Extracted material
■ ■ ■

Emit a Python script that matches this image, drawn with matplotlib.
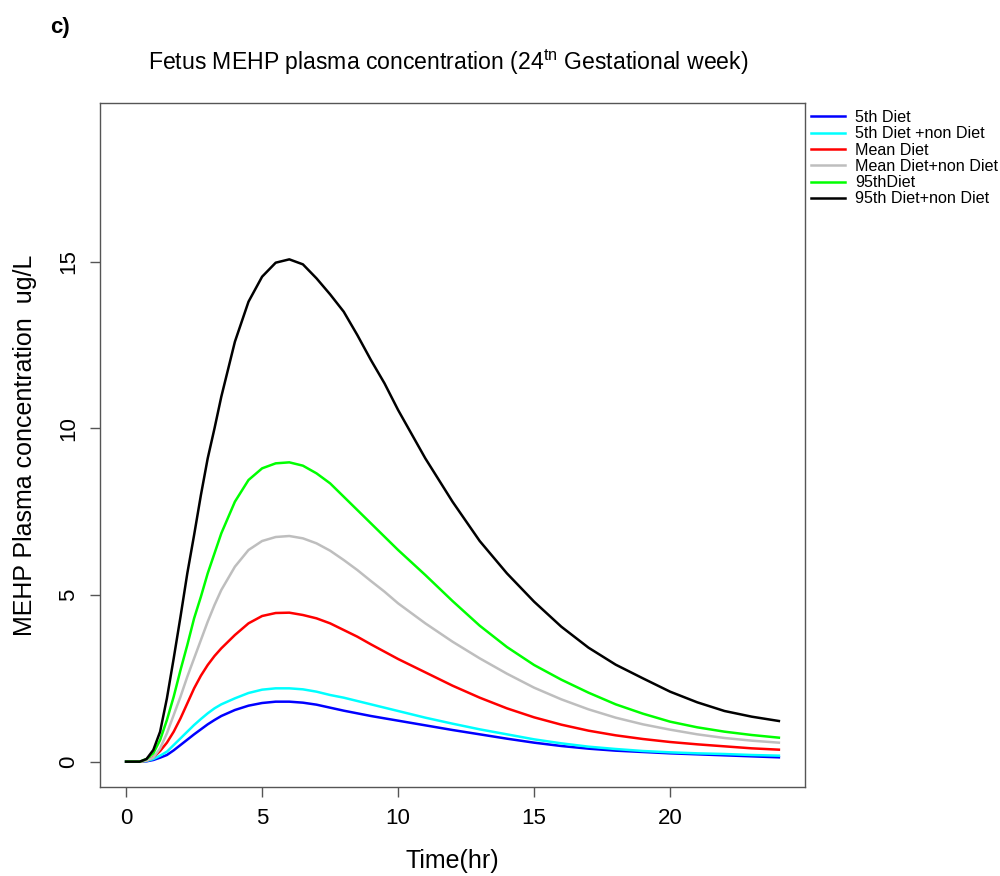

■ ■ ■

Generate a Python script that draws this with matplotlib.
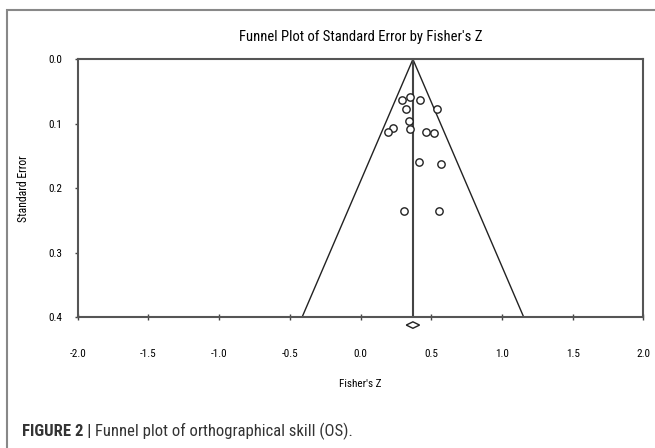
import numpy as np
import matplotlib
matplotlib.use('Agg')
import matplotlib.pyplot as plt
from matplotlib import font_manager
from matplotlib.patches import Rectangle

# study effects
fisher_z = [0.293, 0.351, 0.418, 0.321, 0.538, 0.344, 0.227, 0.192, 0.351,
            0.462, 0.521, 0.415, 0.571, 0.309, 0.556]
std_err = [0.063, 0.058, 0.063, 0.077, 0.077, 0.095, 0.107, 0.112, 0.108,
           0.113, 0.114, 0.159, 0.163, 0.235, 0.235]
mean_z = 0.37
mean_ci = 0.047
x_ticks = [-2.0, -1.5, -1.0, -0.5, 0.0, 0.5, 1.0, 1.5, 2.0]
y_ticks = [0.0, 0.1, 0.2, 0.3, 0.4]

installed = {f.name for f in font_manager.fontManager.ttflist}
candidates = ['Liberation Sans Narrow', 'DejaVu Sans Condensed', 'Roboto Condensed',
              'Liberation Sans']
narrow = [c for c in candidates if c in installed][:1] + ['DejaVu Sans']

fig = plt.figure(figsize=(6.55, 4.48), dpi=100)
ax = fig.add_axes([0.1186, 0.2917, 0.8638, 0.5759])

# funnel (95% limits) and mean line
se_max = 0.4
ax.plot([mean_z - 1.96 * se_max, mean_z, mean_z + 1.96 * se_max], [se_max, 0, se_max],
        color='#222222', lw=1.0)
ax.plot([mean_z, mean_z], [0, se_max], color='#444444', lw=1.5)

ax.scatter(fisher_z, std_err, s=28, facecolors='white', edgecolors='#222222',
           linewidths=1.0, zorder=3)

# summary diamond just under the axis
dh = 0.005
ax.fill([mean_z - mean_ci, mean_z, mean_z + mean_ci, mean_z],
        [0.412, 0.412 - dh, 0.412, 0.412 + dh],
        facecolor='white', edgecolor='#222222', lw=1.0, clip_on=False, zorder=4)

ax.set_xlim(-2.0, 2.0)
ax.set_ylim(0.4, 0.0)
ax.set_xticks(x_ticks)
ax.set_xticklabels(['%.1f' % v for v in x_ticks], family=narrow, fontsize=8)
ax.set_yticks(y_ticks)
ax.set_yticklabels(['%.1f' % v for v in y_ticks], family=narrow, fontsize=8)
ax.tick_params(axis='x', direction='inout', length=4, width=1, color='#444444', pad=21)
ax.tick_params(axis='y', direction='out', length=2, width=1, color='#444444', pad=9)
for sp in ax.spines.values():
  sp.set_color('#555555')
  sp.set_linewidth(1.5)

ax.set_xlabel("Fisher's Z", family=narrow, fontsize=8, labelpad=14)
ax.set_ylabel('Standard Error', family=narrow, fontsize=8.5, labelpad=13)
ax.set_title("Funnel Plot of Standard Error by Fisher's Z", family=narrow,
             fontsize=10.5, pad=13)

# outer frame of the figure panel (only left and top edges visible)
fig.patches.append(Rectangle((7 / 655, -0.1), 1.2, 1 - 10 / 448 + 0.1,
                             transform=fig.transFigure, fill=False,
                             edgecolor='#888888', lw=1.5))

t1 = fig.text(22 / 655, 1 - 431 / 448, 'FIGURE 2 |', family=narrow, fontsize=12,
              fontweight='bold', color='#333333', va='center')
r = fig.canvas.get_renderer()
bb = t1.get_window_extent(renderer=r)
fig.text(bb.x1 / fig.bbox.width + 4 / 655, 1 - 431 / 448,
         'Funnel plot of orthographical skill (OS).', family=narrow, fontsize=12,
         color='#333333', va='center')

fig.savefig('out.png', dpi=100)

■ ■ ■

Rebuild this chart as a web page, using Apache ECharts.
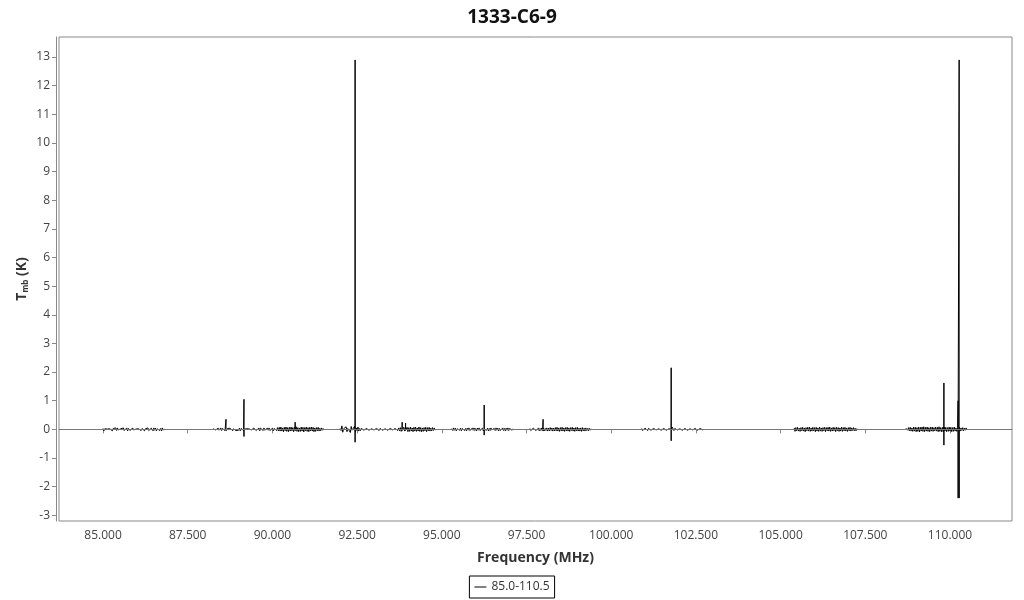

■ ■ ■

What to work on
Everything from the line with "Generate a Python" down to the line with "fontsize=10.5, pad=13)" in the data above should be copied exactly, with both end lines kept and the pictures left out.

Solution to this task
Generate a Python script that draws this with matplotlib.
import numpy as np
import matplotlib
matplotlib.use('Agg')
import matplotlib.pyplot as plt
from matplotlib import font_manager
from matplotlib.patches import Rectangle

# study effects
fisher_z = [0.293, 0.351, 0.418, 0.321, 0.538, 0.344, 0.227, 0.192, 0.351,
            0.462, 0.521, 0.415, 0.571, 0.309, 0.556]
std_err = [0.063, 0.058, 0.063, 0.077, 0.077, 0.095, 0.107, 0.112, 0.108,
           0.113, 0.114, 0.159, 0.163, 0.235, 0.235]
mean_z = 0.37
mean_ci = 0.047
x_ticks = [-2.0, -1.5, -1.0, -0.5, 0.0, 0.5, 1.0, 1.5, 2.0]
y_ticks = [0.0, 0.1, 0.2, 0.3, 0.4]

installed = {f.name for f in font_manager.fontManager.ttflist}
candidates = ['Liberation Sans Narrow', 'DejaVu Sans Condensed', 'Roboto Condensed',
              'Liberation Sans']
narrow = [c for c in candidates if c in installed][:1] + ['DejaVu Sans']

fig = plt.figure(figsize=(6.55, 4.48), dpi=100)
ax = fig.add_axes([0.1186, 0.2917, 0.8638, 0.5759])

# funnel (95% limits) and mean line
se_max = 0.4
ax.plot([mean_z - 1.96 * se_max, mean_z, mean_z + 1.96 * se_max], [se_max, 0, se_max],
        color='#222222', lw=1.0)
ax.plot([mean_z, mean_z], [0, se_max], color='#444444', lw=1.5)

ax.scatter(fisher_z, std_err, s=28, facecolors='white', edgecolors='#222222',
           linewidths=1.0, zorder=3)

# summary diamond just under the axis
dh = 0.005
ax.fill([mean_z - mean_ci, mean_z, mean_z + mean_ci, mean_z],
        [0.412, 0.412 - dh, 0.412, 0.412 + dh],
        facecolor='white', edgecolor='#222222', lw=1.0, clip_on=False, zorder=4)

ax.set_xlim(-2.0, 2.0)
ax.set_ylim(0.4, 0.0)
ax.set_xticks(x_ticks)
ax.set_xticklabels(['%.1f' % v for v in x_ticks], family=narrow, fontsize=8)
ax.set_yticks(y_ticks)
ax.set_yticklabels(['%.1f' % v for v in y_ticks], family=narrow, fontsize=8)
ax.tick_params(axis='x', direction='inout', length=4, width=1, color='#444444', pad=21)
ax.tick_params(axis='y', direction='out', length=2, width=1, color='#444444', pad=9)
for sp in ax.spines.values():
  sp.set_color('#555555')
  sp.set_linewidth(1.5)

ax.set_xlabel("Fisher's Z", family=narrow, fontsize=8, labelpad=14)
ax.set_ylabel('Standard Error', family=narrow, fontsize=8.5, labelpad=13)
ax.set_title("Funnel Plot of Standard Error by Fisher's Z", family=narrow,
             fontsize=10.5, pad=13)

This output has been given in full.